Davison possesses a keen eye for detail and contradiction, weaving effortlessly between public and private primary sources, sociological evidence and popular culture such as the 1979 movie Mad Max. His use of what could be construed as ordinary facts and imagery is enlivening. On the one hand, Davison soberly reminds us that by 1947, 65,000 more Australians had been killed or injured on the roads than through war. On the other hand, he is able to draw out the delicious irony that a car-created suburb such as Vermont can also lay fictional claim to the television serial Neighbours with barely a hint of the car.

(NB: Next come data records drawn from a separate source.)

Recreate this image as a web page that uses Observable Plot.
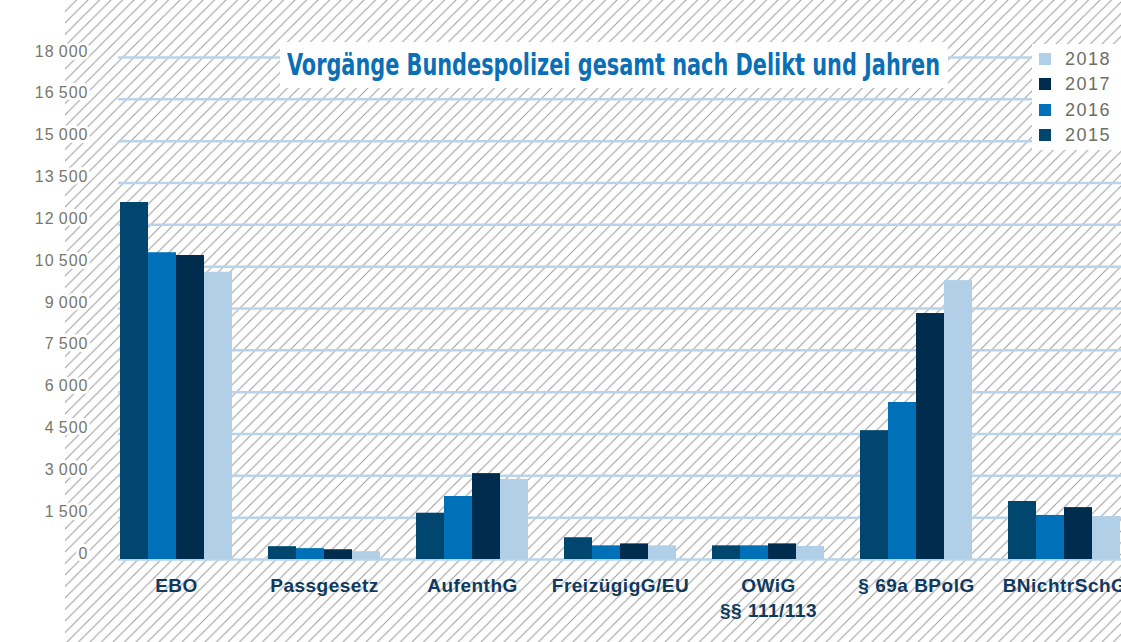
<!DOCTYPE html>
<html>
<head>
<meta charset="utf-8">
<script src="https://cdn.jsdelivr.net/npm/d3@7"></script>
<script src="https://cdn.jsdelivr.net/npm/@observablehq/plot@0.6"></script>
<style>
html, body { margin: 0; padding: 0; width: 1121px; height: 642px; overflow: hidden; background: #fff; }
#wrap { position: relative; width: 1121px; height: 642px; }
#hatch { position: absolute; left: 65px; top: 0; }
.layer { position: absolute; left: 0; top: 0; }
#title { position: absolute; left: 280px; top: 42px; width: 668px; height: 46px; background: #fff; }
#title span { position: absolute; left: 7px; top: 4px; white-space: nowrap; transform-origin: 0 0;
  font-family: "Liberation Sans Narrow", "DejaVu Sans Condensed", "Liberation Sans", sans-serif;
  font-weight: bold; font-size: 31px; color: #0a6fb5; line-height: 36px; }
#legend { position: absolute; left: 1032px; top: 44px; width: 89px; height: 106px; background: #fff; }
.li { position: absolute; left: 7px; height: 20px; }
.li i { position: absolute; left: 0; top: 4px; width: 12px; height: 12px; }
.li b { position: absolute; left: 26px; top: 0; font-weight: normal; white-space: nowrap;
  font-family: "Liberation Sans", Arial, sans-serif; font-size: 18px; letter-spacing: 1.5px; color: #6e6e62; line-height: 20px; }
.ylab text { letter-spacing: 1px; }
.xlab text { letter-spacing: 0.5px; }
</style>
</head>
<body>
<div id="wrap">
  <svg id="hatch" width="1056" height="642">
    <defs>
      <pattern id="hp" patternUnits="userSpaceOnUse" width="11.5" height="11.5">
        <path d="M-1,1 L1,-1 M0,11.5 L11.5,0 M10.5,12.5 L12.5,10.5" stroke="#9a9a9a" stroke-width="1"/>
      </pattern>
    </defs>
    <rect width="1056" height="642" fill="url(#hp)"/>
  </svg>
  <div id="grid" class="layer"></div>
  <div id="bars" class="layer"></div>
  <div id="title"><span id="titletext"></span></div>
  <div id="legend"></div>
</div>
<script>
const titleText = "Vorgänge Bundespolizei gesamt nach Delikt und Jahren";
const categories = ["EBO", "Passgesetz", "AufenthG", "FreizügigG/EU", "OWiG", "§ 69a BPolG", "BNichtrSchG"];
const categoryLabels = ["EBO", "Passgesetz", "AufenthG", "FreizügigG/EU", "OWiG\n§§ 111/113", "§ 69a BPolG", "BNichtrSchG"];
const years = [2015, 2016, 2017, 2018];
const yearColors = ["#00466f", "#0070b8", "#002c4e", "#b1cfe6"];
const v2015 = [12800, 460, 1660, 780, 490, 4620, 2080];
const v2016 = [11000, 390, 2260, 490, 490, 5630, 1580];
const v2017 = [10900, 350, 3080, 560, 560, 8820, 1860];
const v2018 = [10300, 280, 2870, 490, 470, 10000, 1540];
const yTicks = [0, 1500, 3000, 4500, 6000, 7500, 9000, 10500, 12000, 13500, 15000, 16500, 18000];

const series = [v2015, v2016, v2017, v2018];
const data = [];
categories.forEach((c, i) => years.forEach((y, j) => data.push({cat: c, year: y, value: series[j][i]})));

const fmt = d => d >= 1000 ? String(d).slice(0, -3) + "\u2009" + String(d).slice(-3) : String(d);

const frame = {
  width: 1121, height: 642,
  marginTop: 57, marginBottom: 83, marginLeft: 118, marginRight: 0,
  style: {background: "transparent", overflow: "visible"}
};
const yScale = {domain: [0, 18000], axis: null};

// gridlines and y tick labels (whole frame)
const gridPlot = Plot.plot({
  ...frame,
  y: yScale,
  marks: [
    Plot.ruleY(yTicks, {y: d => d, stroke: "#b9d4ea", strokeWidth: 2.5}),
    Plot.text(yTicks, {y: d => d, text: fmt, frameAnchor: "left", textAnchor: "end", dx: -30, dy: -6,
      fill: "#77776b", stroke: "white", strokeWidth: 6, fontSize: 16,
      fontFamily: "Liberation Sans, Arial, sans-serif", className: "ylab"})
  ]
});
document.getElementById("grid").appendChild(gridPlot);

// grouped bars and category labels
const barPlot = Plot.plot({
  ...frame,
  fx: {domain: categories, paddingInner: 0.245, paddingOuter: 0, axis: null, label: null},
  x: {domain: years, padding: 0, axis: null},
  y: yScale,
  color: {type: "ordinal", domain: years, range: yearColors},
  marks: [
    Plot.barY(data, {fx: "cat", x: "year", y: "value", fill: "year"}),
    Plot.text(categories, {fx: d => d, text: d => categoryLabels[categories.indexOf(d)],
      frameAnchor: "bottom", lineAnchor: "top", dy: 15, fontSize: 19, fontWeight: "bold",
      fontFamily: "Liberation Sans, Arial, sans-serif", fill: "#0f3a5e", lineHeight: 1.32, className: "xlab"})
  ]
});
document.getElementById("bars").appendChild(barPlot);

const tt = document.getElementById("titletext");
tt.textContent = titleText;
const w = tt.getBoundingClientRect().width;
tt.style.transform = `scaleX(${653 / w})`;

const legend = document.getElementById("legend");
years.slice().reverse().forEach((y, k) => {
  const row = document.createElement("div");
  row.className = "li";
  row.style.top = (5 + k * 25.3) + "px";
  const sw = document.createElement("i");
  sw.style.background = yearColors[years.indexOf(y)];
  const lb = document.createElement("b");
  lb.textContent = String(y);
  row.appendChild(sw); row.appendChild(lb);
  legend.appendChild(row);
});
</script>
</body>
</html>
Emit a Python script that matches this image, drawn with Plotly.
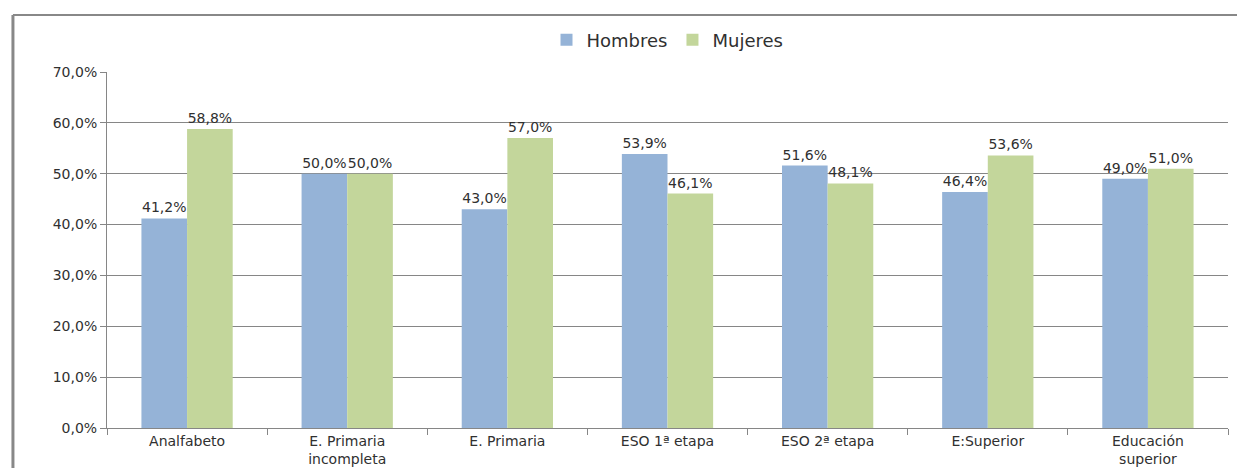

Moving from a detailed (and biblically themed – ‘The Walls of Jericho’ and ‘The Serpent in the Garden’) study of the freeway wars of the turbulent 1970s, Davison appropriately concludes with the evocatively titled chapter ‘On the Move’ – the seemingly personalised identity and mantra of Jeff Kennett’s alacritous Victorian Liberal government of 1992-99. As Davison suggests “Kennett exploited the symbolism of the car more provocatively than any other leader. The smell of benzine seemed to rouse his native recklessness”. In practice, Kennett relentlessly and controversially pursued his “dream events” – a neo-liberally inspired privatised tollway “City Link” and the return to Melbourne of the Australian Formula One Grand Prix. Yet, just as Kennett’s reign ended rather abruptly in 1999, Davison somewhat hastily concludes, pondering whether or not Melbourne is necessarily headed towards its own automobilic cul de sac . That said, Car Wars is wonderfully written and engaging, his wide use of imagery through photos, posters and cartooning is impressive. Quite deservedly, Car Wars recently won the Victorian Premier’s Literary Award for Non-Fiction.

Notes:

[1] Eric Hobsbawm, Age of Extremes: The Short Twentieth Century, 1914-1991, Abacus, London, 1994.